### Supplied data ###

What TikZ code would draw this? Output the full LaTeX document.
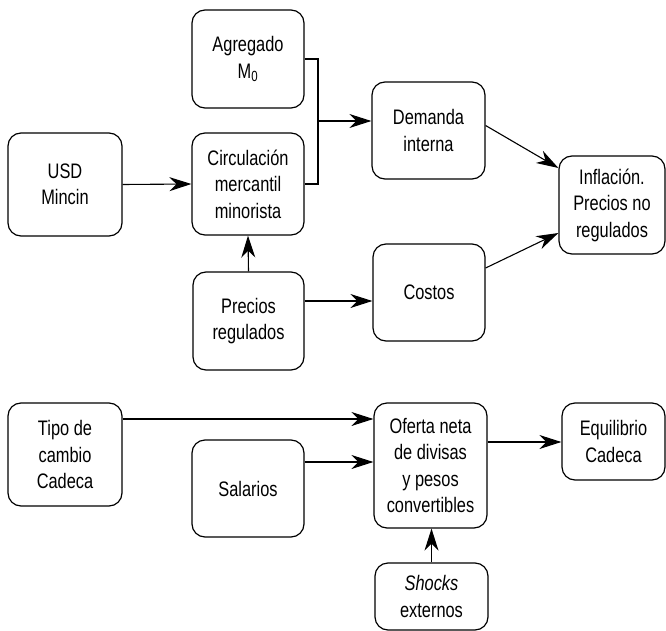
\documentclass[tikz,border=0pt]{standalone}
\usepackage{fontspec}
\setmainfont{Liberation Sans}[FakeStretch=0.78]
\usetikzlibrary{arrows.meta,calc}
\begin{document}
\begin{tikzpicture}[x=1pt,y=-1pt,
  box/.style={draw, rounded corners=13pt, line width=1.2pt, align=center, inner sep=0pt,
    font=\fontsize{21}{26.5}\selectfont},
  conn/.style={line width=1.1pt},
  arr/.style={conn, -{Stealth[length=22pt,width=14pt,inset=7pt]}}]
\useasboundingbox (0,0) rectangle (666,631);
\node[box, minimum width=112pt, minimum height=98pt]  (agr)  at (248,59)    {Agregado\\M\textsubscript{0}};
\node[box, minimum width=112pt, minimum height=102pt] (circ) at (248,184)   {Circulación\\mercantil\\minorista};
\node[box, minimum width=114pt, minimum height=103pt] (usd)  at (65,184.5)  {USD\\Mincin};
\node[box, minimum width=111pt, minimum height=98pt]  (prec) at (248.5,321) {Precios\\regulados};
\node[box, minimum width=113pt, minimum height=97pt]  (dem)  at (428.5,130.5) {Demanda\\interna};
\node[box, minimum width=112pt, minimum height=97pt]  (cost) at (429,292.5) {Costos};
\node[box, minimum width=106pt, minimum height=98pt]  (inf)  at (612,205)   {Inflación.\\Precios no\\regulados};
\node[box, minimum width=114pt, minimum height=103pt] (tipo) at (65,454.5)  {Tipo de\\cambio\\Cadeca};
\node[box, minimum width=112pt, minimum height=97pt]  (sal)  at (248,488.5) {Salarios};
\node[box, minimum width=113pt, minimum height=125pt] (ofe)  at (430.5,465.5) {Oferta neta\\de divisas\\y pesos\\convertibles};
\node[box, minimum width=103pt, minimum height=77pt]  (equ)  at (613.5,441.5) {Equilibrio\\Cadeca};
\node[box, minimum width=113pt, minimum height=67pt]  (sho)  at (431.5,596.5) {\textit{Shocks}\\externos};
\coordinate (j) at (318,121);
\draw[conn] (agr.east) -| (j) |- (circ.east);
\draw[arr] (j) -- (j -| dem.west);
\draw[arr] (usd.east) -- (circ.west);
\draw[arr] (prec.north) -- (circ.south);
\coordinate (p1) at ([yshift=20pt]prec.east);
\draw[arr] (p1) -- (p1 -| cost.west);
\draw[arr] ([yshift=5pt]dem.east) -- ([yshift=37pt]inf.west);
\draw[arr] ([yshift=24.5pt]cost.east) -- ([yshift=-28pt]inf.west);
\coordinate (t1) at ([yshift=35.5pt]tipo.east);
\draw[arr] (t1) -- (t1 -| ofe.west);
\coordinate (s1) at ([yshift=26.5pt]sal.east);
\draw[arr] (s1) -- (s1 -| ofe.west);
\coordinate (o1) at ([yshift=23.5pt]ofe.east);
\draw[arr] (o1) -- (o1 -| equ.west);
\draw[arr] (sho.north) -- (sho.north |- ofe.south);
\end{tikzpicture}
\end{document}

###

> [Requirement]
Omitting all images, print the listing exactly.

> [Written solution]
What TikZ code would draw this? Output the full LaTeX document.
\documentclass[tikz,border=0pt]{standalone}
\usepackage{fontspec}
\setmainfont{Liberation Sans}[FakeStretch=0.78]
\usetikzlibrary{arrows.meta,calc}
\begin{document}
\begin{tikzpicture}[x=1pt,y=-1pt,
  box/.style={draw, rounded corners=13pt, line width=1.2pt, align=center, inner sep=0pt,
    font=\fontsize{21}{26.5}\selectfont},
  conn/.style={line width=1.1pt},
  arr/.style={conn, -{Stealth[length=22pt,width=14pt,inset=7pt]}}]
\useasboundingbox (0,0) rectangle (666,631);
\node[box, minimum width=112pt, minimum height=98pt]  (agr)  at (248,59)    {Agregado\\M\textsubscript{0}};
\node[box, minimum width=112pt, minimum height=102pt] (circ) at (248,184)   {Circulación\\mercantil\\minorista};
\node[box, minimum width=114pt, minimum height=103pt] (usd)  at (65,184.5)  {USD\\Mincin};
\node[box, minimum width=111pt, minimum height=98pt]  (prec) at (248.5,321) {Precios\\regulados};
\node[box, minimum width=113pt, minimum height=97pt]  (dem)  at (428.5,130.5) {Demanda\\interna};
\node[box, minimum width=112pt, minimum height=97pt]  (cost) at (429,292.5) {Costos};
\node[box, minimum width=106pt, minimum height=98pt]  (inf)  at (612,205)   {Inflación.\\Precios no\\regulados};
\node[box, minimum width=114pt, minimum height=103pt] (tipo) at (65,454.5)  {Tipo de\\cambio\\Cadeca};
\node[box, minimum width=112pt, minimum height=97pt]  (sal)  at (248,488.5) {Salarios};
\node[box, minimum width=113pt, minimum height=125pt] (ofe)  at (430.5,465.5) {Oferta neta\\de divisas\\y pesos\\convertibles};
\node[box, minimum width=103pt, minimum height=77pt]  (equ)  at (613.5,441.5) {Equilibrio\\Cadeca};
\node[box, minimum width=113pt, minimum height=67pt]  (sho)  at (431.5,596.5) {\textit{Shocks}\\externos};
\coordinate (j) at (318,121);
\draw[conn] (agr.east) -| (j) |- (circ.east);
\draw[arr] (j) -- (j -| dem.west);
\draw[arr] (usd.east) -- (circ.west);
\draw[arr] (prec.north) -- (circ.south);
\coordinate (p1) at ([yshift=20pt]prec.east);
\draw[arr] (p1) -- (p1 -| cost.west);
\draw[arr] ([yshift=5pt]dem.east) -- ([yshift=37pt]inf.west);
\draw[arr] ([yshift=24.5pt]cost.east) -- ([yshift=-28pt]inf.west);
\coordinate (t1) at ([yshift=35.5pt]tipo.east);
\draw[arr] (t1) -- (t1 -| ofe.west);
\coordinate (s1) at ([yshift=26.5pt]sal.east);
\draw[arr] (s1) -- (s1 -| ofe.west);
\coordinate (o1) at ([yshift=23.5pt]ofe.east);
\draw[arr] (o1) -- (o1 -| equ.west);
\draw[arr] (sho.north) -- (sho.north |- ofe.south);
\end{tikzpicture}
\end{document}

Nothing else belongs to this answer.